#### CHALLENGE:
Find the string "this" in the listing and report every line that has it.

#### TASK INPUTS:

## start

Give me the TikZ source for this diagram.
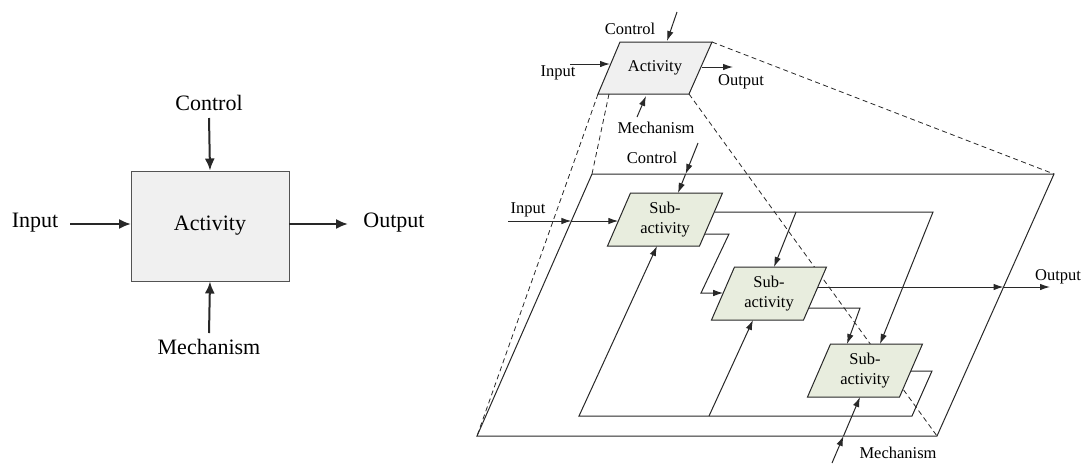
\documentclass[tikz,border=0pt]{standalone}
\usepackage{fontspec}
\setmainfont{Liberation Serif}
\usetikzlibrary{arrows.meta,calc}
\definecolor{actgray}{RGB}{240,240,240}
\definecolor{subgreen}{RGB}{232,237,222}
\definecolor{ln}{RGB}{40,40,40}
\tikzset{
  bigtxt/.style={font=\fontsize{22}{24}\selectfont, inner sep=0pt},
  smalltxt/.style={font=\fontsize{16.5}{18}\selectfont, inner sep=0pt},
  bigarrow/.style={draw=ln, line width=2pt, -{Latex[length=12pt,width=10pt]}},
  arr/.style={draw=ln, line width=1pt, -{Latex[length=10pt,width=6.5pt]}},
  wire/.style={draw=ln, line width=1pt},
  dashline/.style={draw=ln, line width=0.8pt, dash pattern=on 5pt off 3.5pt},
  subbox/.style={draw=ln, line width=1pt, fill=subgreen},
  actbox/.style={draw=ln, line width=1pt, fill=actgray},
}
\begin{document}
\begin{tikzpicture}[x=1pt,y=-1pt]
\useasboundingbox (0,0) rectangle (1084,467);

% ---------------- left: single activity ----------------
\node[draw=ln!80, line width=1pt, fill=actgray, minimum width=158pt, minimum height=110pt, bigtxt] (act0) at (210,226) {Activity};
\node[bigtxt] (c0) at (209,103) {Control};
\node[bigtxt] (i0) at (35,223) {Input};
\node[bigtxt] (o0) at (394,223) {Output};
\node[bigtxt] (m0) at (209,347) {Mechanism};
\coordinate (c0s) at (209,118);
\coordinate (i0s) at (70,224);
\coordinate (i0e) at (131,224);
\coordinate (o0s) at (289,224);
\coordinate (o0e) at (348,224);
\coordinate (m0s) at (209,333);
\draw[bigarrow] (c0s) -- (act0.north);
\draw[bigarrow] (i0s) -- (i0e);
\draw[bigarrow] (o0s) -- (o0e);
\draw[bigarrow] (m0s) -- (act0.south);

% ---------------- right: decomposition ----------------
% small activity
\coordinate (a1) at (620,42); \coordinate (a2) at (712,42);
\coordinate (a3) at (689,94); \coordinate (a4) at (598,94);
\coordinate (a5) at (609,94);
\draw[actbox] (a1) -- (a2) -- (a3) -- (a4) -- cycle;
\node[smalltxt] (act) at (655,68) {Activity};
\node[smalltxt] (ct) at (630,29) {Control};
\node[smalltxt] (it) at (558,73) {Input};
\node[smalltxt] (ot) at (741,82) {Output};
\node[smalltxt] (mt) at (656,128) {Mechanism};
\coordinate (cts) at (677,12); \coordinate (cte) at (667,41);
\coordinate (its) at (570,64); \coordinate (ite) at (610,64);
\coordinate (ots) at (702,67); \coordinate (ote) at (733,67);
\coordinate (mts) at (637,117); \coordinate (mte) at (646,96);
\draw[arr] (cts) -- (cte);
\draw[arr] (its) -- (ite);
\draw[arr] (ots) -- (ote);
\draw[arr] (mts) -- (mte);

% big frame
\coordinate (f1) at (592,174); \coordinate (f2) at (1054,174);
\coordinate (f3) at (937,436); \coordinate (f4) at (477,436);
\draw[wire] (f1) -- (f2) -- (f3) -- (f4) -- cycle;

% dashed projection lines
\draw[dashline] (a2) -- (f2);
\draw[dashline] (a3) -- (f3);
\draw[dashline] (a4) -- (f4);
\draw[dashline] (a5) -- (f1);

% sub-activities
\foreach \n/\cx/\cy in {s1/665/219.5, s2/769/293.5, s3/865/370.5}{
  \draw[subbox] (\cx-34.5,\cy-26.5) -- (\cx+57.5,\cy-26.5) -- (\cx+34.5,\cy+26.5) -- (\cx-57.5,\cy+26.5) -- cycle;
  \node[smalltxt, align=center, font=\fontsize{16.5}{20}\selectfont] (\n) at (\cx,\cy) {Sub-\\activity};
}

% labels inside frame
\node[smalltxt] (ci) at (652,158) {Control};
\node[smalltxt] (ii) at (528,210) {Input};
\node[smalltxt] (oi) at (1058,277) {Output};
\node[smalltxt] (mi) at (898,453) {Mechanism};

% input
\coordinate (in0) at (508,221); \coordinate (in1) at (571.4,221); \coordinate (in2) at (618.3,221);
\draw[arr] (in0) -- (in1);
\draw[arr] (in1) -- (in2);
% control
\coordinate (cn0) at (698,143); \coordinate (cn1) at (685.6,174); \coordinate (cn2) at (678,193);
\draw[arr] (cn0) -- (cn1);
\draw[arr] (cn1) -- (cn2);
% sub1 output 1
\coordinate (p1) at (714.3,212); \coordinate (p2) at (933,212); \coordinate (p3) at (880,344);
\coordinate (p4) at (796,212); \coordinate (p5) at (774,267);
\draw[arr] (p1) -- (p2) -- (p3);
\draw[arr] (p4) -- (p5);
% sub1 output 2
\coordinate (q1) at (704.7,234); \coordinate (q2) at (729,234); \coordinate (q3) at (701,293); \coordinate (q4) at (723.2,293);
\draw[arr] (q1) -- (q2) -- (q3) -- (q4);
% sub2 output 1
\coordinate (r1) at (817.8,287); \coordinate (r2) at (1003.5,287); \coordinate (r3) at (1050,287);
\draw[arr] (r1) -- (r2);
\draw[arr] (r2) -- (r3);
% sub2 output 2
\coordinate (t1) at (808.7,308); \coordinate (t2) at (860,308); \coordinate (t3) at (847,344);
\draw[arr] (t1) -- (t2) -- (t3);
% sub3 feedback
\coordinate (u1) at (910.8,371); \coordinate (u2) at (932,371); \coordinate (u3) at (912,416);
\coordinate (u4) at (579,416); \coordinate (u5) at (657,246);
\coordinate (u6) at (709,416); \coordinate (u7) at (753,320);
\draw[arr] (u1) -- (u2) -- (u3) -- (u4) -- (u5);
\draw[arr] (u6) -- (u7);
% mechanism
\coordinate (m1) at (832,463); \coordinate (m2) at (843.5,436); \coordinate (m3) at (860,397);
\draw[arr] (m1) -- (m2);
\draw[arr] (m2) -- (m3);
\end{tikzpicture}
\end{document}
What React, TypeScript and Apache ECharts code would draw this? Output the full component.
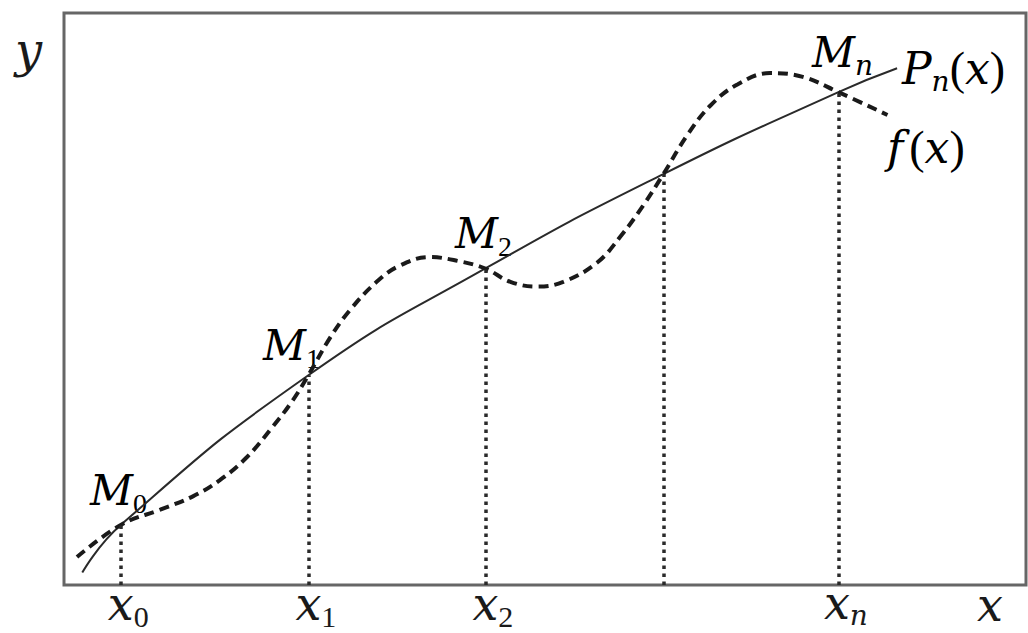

## end

#### TASK RESPONSE:
Give me the TikZ source for this diagram.
What React, TypeScript and Apache ECharts code would draw this? Output the full component.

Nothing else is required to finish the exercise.